▶ Task objective:
Your task is to transcribe all of the data below exactly, omitting the images.

▶ Supplied information:
▶
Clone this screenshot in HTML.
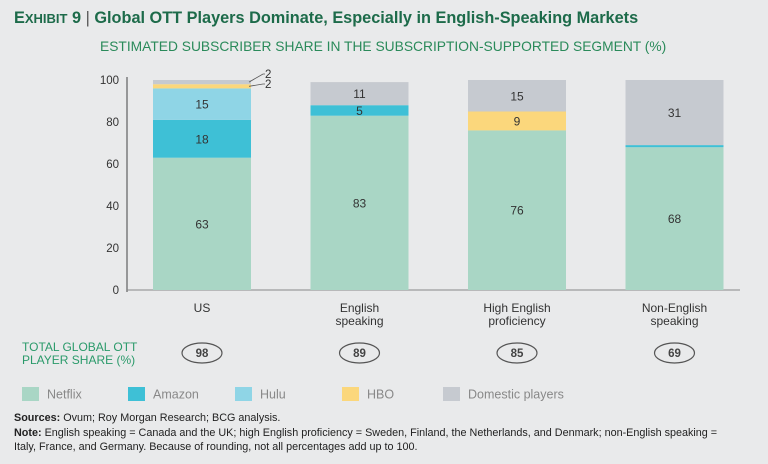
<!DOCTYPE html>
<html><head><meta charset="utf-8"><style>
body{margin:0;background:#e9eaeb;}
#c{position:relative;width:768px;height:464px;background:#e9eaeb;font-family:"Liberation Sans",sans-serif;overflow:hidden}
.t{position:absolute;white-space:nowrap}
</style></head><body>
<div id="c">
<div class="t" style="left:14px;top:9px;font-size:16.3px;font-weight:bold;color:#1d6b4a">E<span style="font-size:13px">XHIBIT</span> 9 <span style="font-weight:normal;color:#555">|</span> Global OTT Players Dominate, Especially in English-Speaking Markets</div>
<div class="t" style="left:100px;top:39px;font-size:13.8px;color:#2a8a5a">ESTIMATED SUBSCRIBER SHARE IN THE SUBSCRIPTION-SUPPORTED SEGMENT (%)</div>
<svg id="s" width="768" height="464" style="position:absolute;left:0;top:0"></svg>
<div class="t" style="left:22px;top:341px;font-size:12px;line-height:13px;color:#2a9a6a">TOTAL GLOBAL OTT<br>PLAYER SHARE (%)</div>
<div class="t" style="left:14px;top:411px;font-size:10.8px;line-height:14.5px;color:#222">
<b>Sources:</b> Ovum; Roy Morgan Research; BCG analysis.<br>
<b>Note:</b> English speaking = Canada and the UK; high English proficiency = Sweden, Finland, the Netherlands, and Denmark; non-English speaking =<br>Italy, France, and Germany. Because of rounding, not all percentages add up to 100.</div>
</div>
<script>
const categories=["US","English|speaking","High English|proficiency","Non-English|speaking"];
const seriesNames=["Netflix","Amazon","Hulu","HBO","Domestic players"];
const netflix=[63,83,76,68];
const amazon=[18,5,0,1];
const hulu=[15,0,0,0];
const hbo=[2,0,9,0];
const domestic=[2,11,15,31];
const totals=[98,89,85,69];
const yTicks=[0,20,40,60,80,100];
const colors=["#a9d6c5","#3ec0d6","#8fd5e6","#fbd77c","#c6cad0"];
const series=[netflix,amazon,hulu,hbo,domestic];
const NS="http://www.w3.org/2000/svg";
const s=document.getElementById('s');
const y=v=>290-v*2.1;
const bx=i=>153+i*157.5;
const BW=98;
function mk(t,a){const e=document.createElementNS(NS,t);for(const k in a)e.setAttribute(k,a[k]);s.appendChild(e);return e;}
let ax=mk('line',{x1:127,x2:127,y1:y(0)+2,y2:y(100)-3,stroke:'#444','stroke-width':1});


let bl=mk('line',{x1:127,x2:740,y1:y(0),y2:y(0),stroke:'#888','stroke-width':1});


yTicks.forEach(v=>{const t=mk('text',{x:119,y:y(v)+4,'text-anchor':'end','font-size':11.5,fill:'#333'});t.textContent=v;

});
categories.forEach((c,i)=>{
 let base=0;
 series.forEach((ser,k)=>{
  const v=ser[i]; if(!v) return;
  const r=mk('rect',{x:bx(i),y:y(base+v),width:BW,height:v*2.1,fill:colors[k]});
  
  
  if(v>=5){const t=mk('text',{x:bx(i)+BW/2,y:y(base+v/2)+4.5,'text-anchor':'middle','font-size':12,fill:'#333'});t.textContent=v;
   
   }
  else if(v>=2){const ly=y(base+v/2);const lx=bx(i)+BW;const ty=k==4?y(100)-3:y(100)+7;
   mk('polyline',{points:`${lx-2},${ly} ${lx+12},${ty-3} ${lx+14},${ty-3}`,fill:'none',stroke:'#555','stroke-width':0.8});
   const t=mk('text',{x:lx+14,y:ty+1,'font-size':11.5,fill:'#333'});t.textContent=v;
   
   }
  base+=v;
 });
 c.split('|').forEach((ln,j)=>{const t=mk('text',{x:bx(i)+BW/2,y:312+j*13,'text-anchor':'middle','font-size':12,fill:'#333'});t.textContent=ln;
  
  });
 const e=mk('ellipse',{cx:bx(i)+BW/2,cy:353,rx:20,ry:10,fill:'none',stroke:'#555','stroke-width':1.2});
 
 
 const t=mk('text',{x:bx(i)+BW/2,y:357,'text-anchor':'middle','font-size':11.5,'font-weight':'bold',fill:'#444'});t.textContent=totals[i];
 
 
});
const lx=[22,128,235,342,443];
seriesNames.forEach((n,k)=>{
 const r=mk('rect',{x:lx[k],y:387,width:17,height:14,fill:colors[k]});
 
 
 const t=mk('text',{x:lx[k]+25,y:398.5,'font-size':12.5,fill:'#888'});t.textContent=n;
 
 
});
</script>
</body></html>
◀
▶ Solved exercise:
Clone this screenshot in HTML.
<!DOCTYPE html>
<html><head><meta charset="utf-8"><style>
body{margin:0;background:#e9eaeb;}
#c{position:relative;width:768px;height:464px;background:#e9eaeb;font-family:"Liberation Sans",sans-serif;overflow:hidden}
.t{position:absolute;white-space:nowrap}
</style></head><body>
<div id="c">
<div class="t" style="left:14px;top:9px;font-size:16.3px;font-weight:bold;color:#1d6b4a">E<span style="font-size:13px">XHIBIT</span> 9 <span style="font-weight:normal;color:#555">|</span> Global OTT Players Dominate, Especially in English-Speaking Markets</div>
<div class="t" style="left:100px;top:39px;font-size:13.8px;color:#2a8a5a">ESTIMATED SUBSCRIBER SHARE IN THE SUBSCRIPTION-SUPPORTED SEGMENT (%)</div>
<svg id="s" width="768" height="464" style="position:absolute;left:0;top:0"></svg>
<div class="t" style="left:22px;top:341px;font-size:12px;line-height:13px;color:#2a9a6a">TOTAL GLOBAL OTT<br>PLAYER SHARE (%)</div>
<div class="t" style="left:14px;top:411px;font-size:10.8px;line-height:14.5px;color:#222">
<b>Sources:</b> Ovum; Roy Morgan Research; BCG analysis.<br>
<b>Note:</b> English speaking = Canada and the UK; high English proficiency = Sweden, Finland, the Netherlands, and Denmark; non-English speaking =<br>Italy, France, and Germany. Because of rounding, not all percentages add up to 100.</div>
</div>
<script>
const categories=["US","English|speaking","High English|proficiency","Non-English|speaking"];
const seriesNames=["Netflix","Amazon","Hulu","HBO","Domestic players"];
const netflix=[63,83,76,68];
const amazon=[18,5,0,1];
const hulu=[15,0,0,0];
const hbo=[2,0,9,0];
const domestic=[2,11,15,31];
const totals=[98,89,85,69];
const yTicks=[0,20,40,60,80,100];
const colors=["#a9d6c5","#3ec0d6","#8fd5e6","#fbd77c","#c6cad0"];
const series=[netflix,amazon,hulu,hbo,domestic];
const NS="http://www.w3.org/2000/svg";
const s=document.getElementById('s');
const y=v=>290-v*2.1;
const bx=i=>153+i*157.5;
const BW=98;
function mk(t,a){const e=document.createElementNS(NS,t);for(const k in a)e.setAttribute(k,a[k]);s.appendChild(e);return e;}
let ax=mk('line',{x1:127,x2:127,y1:y(0)+2,y2:y(100)-3,stroke:'#444','stroke-width':1});


let bl=mk('line',{x1:127,x2:740,y1:y(0),y2:y(0),stroke:'#888','stroke-width':1});


yTicks.forEach(v=>{const t=mk('text',{x:119,y:y(v)+4,'text-anchor':'end','font-size':11.5,fill:'#333'});t.textContent=v;

});
categories.forEach((c,i)=>{
 let base=0;
 series.forEach((ser,k)=>{
  const v=ser[i]; if(!v) return;
  const r=mk('rect',{x:bx(i),y:y(base+v),width:BW,height:v*2.1,fill:colors[k]});
  
  
  if(v>=5){const t=mk('text',{x:bx(i)+BW/2,y:y(base+v/2)+4.5,'text-anchor':'middle','font-size':12,fill:'#333'});t.textContent=v;
   
   }
  else if(v>=2){const ly=y(base+v/2);const lx=bx(i)+BW;const ty=k==4?y(100)-3:y(100)+7;
   mk('polyline',{points:`${lx-2},${ly} ${lx+12},${ty-3} ${lx+14},${ty-3}`,fill:'none',stroke:'#555','stroke-width':0.8});
   const t=mk('text',{x:lx+14,y:ty+1,'font-size':11.5,fill:'#333'});t.textContent=v;
   
   }
  base+=v;
 });
 c.split('|').forEach((ln,j)=>{const t=mk('text',{x:bx(i)+BW/2,y:312+j*13,'text-anchor':'middle','font-size':12,fill:'#333'});t.textContent=ln;
  
  });
 const e=mk('ellipse',{cx:bx(i)+BW/2,cy:353,rx:20,ry:10,fill:'none',stroke:'#555','stroke-width':1.2});
 
 
 const t=mk('text',{x:bx(i)+BW/2,y:357,'text-anchor':'middle','font-size':11.5,'font-weight':'bold',fill:'#444'});t.textContent=totals[i];
 
 
});
const lx=[22,128,235,342,443];
seriesNames.forEach((n,k)=>{
 const r=mk('rect',{x:lx[k],y:387,width:17,height:14,fill:colors[k]});
 
 
 const t=mk('text',{x:lx[k]+25,y:398.5,'font-size':12.5,fill:'#888'});t.textContent=n;
 
 
});
</script>
</body></html>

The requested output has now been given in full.